Data section ▸
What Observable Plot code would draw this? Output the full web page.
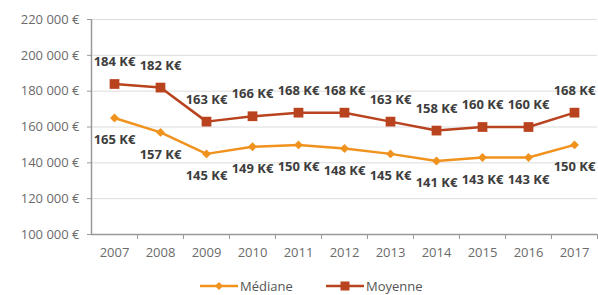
<!DOCTYPE html>
<html>
<head>
<meta charset="utf-8">
<script src="https://cdn.jsdelivr.net/npm/d3@7"></script>
<script src="https://cdn.jsdelivr.net/npm/@observablehq/plot@0.6"></script>
<style>
  html, body { margin: 0; padding: 0; background: #fff; }
  #wrap { position: relative; width: 598px; height: 295px; font-family: "Open Sans", sans-serif; }
  #legend { position: absolute; left: 0; top: 262px; width: 598px; height: 33px; }
  .item { position: absolute; top: 24px; display: flex; align-items: center; font-size: 13px; line-height: 15px; color: #555; }
  .item svg { margin-right: 2px; }
</style>
</head>
<body>
<div id="wrap"><div id="chart"></div><div id="legend"></div></div>
<script>
const years = ["2007","2008","2009","2010","2011","2012","2013","2014","2015","2016","2017"];
const mediane = [165,157,145,149,150,148,145,141,143,143,150];
const moyenne = [184,182,163,166,168,168,163,158,160,160,168];
const yTicks = [100000,120000,140000,160000,180000,200000,220000];
const seriesNames = ["Médiane","Moyenne"];
const colors = {"Médiane": "#f0921e", "Moyenne": "#b8431e"};

const medData = years.map((y,i) => ({year: y, v: mediane[i]*1000, label: mediane[i] + " K€"}));
const moyData = years.map((y,i) => ({year: y, v: moyenne[i]*1000, label: moyenne[i] + " K€"}));

const fmt = d => d3.format(",")(d).replace(/,/g, " ") + " €";

const chart = Plot.plot({
  width: 598,
  height: 262,
  marginTop: 19,
  marginBottom: 28,
  marginLeft: 91,
  marginRight: 1,
  style: {fontFamily: "Open Sans, sans-serif", fontSize: "13px", color: "#6b6b6b"},
  x: {type: "point", domain: years, padding: 0.5, label: null},
  y: {domain: [100000, 220000], label: null},
  marks: [
    Plot.gridY(yTicks, {stroke: "#dcdcdc", strokeOpacity: 1, strokeWidth: 1}),
    Plot.axisY(yTicks, {tickFormat: fmt, tickSize: 4, tickPadding: 8, stroke: "#999", fill: "#6b6b6b", fontSize: 13, label: null}),
    Plot.axisX(years, {tickSize: 0, tickPadding: 13, fill: "#6b6b6b", fontSize: 13, label: null}),
    Plot.axisX(years, {tickSize: 5, tickFormat: () => "", dx: 23, stroke: "#999", label: null}),
    Plot.ruleY([100000], {stroke: "#999", strokeWidth: 1.5}),
    Plot.ruleX([years[0]], {dx: -23, stroke: "#999", strokeWidth: 1.5}),
    Plot.line(medData, {x: "year", y: "v", stroke: colors["Médiane"], strokeWidth: 2.5}),
    Plot.dot(medData, {x: "year", y: "v", symbol: "diamond2", r: 4, fill: colors["Médiane"], stroke: "none"}),
    Plot.line(moyData, {x: "year", y: "v", stroke: colors["Moyenne"], strokeWidth: 2.5}),
    Plot.dot(moyData, {x: "year", y: "v", symbol: "square", r: 5.5, fill: colors["Moyenne"], stroke: "none"}),
    Plot.text(moyData, {x: "year", y: "v", text: "label", dy: -22, fill: "#3d3d3d", fontWeight: "bold", fontSize: 13}),
    Plot.text(medData, {x: "year", y: "v", text: "label", dy: 22, fill: "#3d3d3d", fontWeight: "bold", fontSize: 13})
  ]
});
document.getElementById("chart").appendChild(chart);

// legend
const legend = document.getElementById("legend");
const lefts = [200, 326];
seriesNames.forEach((name, i) => {
  const div = document.createElement("div");
  div.className = "item";
  div.style.left = lefts[i] + "px";
  div.style.transform = "translateY(-50%)";
  const marker = i === 0
    ? `<path d="M19,5 L23,9 L19,13 L15,9 Z" fill="${colors[name]}"/>`
    : `<rect x="14.5" y="4.5" width="9" height="9" fill="${colors[name]}"/>`;
  div.innerHTML = `<svg width="38" height="18"><line x1="0" x2="38" y1="9" y2="9" stroke="${colors[name]}" stroke-width="2.5"/>${marker}</svg><span>${name}</span>`;
  legend.appendChild(div);
});
</script>
</body>
</html>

Short problem ▸
Leave out the pictures and repeat exactly the lines from the start of the material through the line that contains "const fmt = d", both included.

Answer to this task ▸
What Observable Plot code would draw this? Output the full web page.
<!DOCTYPE html>
<html>
<head>
<meta charset="utf-8">
<script src="https://cdn.jsdelivr.net/npm/d3@7"></script>
<script src="https://cdn.jsdelivr.net/npm/@observablehq/plot@0.6"></script>
<style>
  html, body { margin: 0; padding: 0; background: #fff; }
  #wrap { position: relative; width: 598px; height: 295px; font-family: "Open Sans", sans-serif; }
  #legend { position: absolute; left: 0; top: 262px; width: 598px; height: 33px; }
  .item { position: absolute; top: 24px; display: flex; align-items: center; font-size: 13px; line-height: 15px; color: #555; }
  .item svg { margin-right: 2px; }
</style>
</head>
<body>
<div id="wrap"><div id="chart"></div><div id="legend"></div></div>
<script>
const years = ["2007","2008","2009","2010","2011","2012","2013","2014","2015","2016","2017"];
const mediane = [165,157,145,149,150,148,145,141,143,143,150];
const moyenne = [184,182,163,166,168,168,163,158,160,160,168];
const yTicks = [100000,120000,140000,160000,180000,200000,220000];
const seriesNames = ["Médiane","Moyenne"];
const colors = {"Médiane": "#f0921e", "Moyenne": "#b8431e"};

const medData = years.map((y,i) => ({year: y, v: mediane[i]*1000, label: mediane[i] + " K€"}));
const moyData = years.map((y,i) => ({year: y, v: moyenne[i]*1000, label: moyenne[i] + " K€"}));

const fmt = d => d3.format(",")(d).replace(/,/g, " ") + " €";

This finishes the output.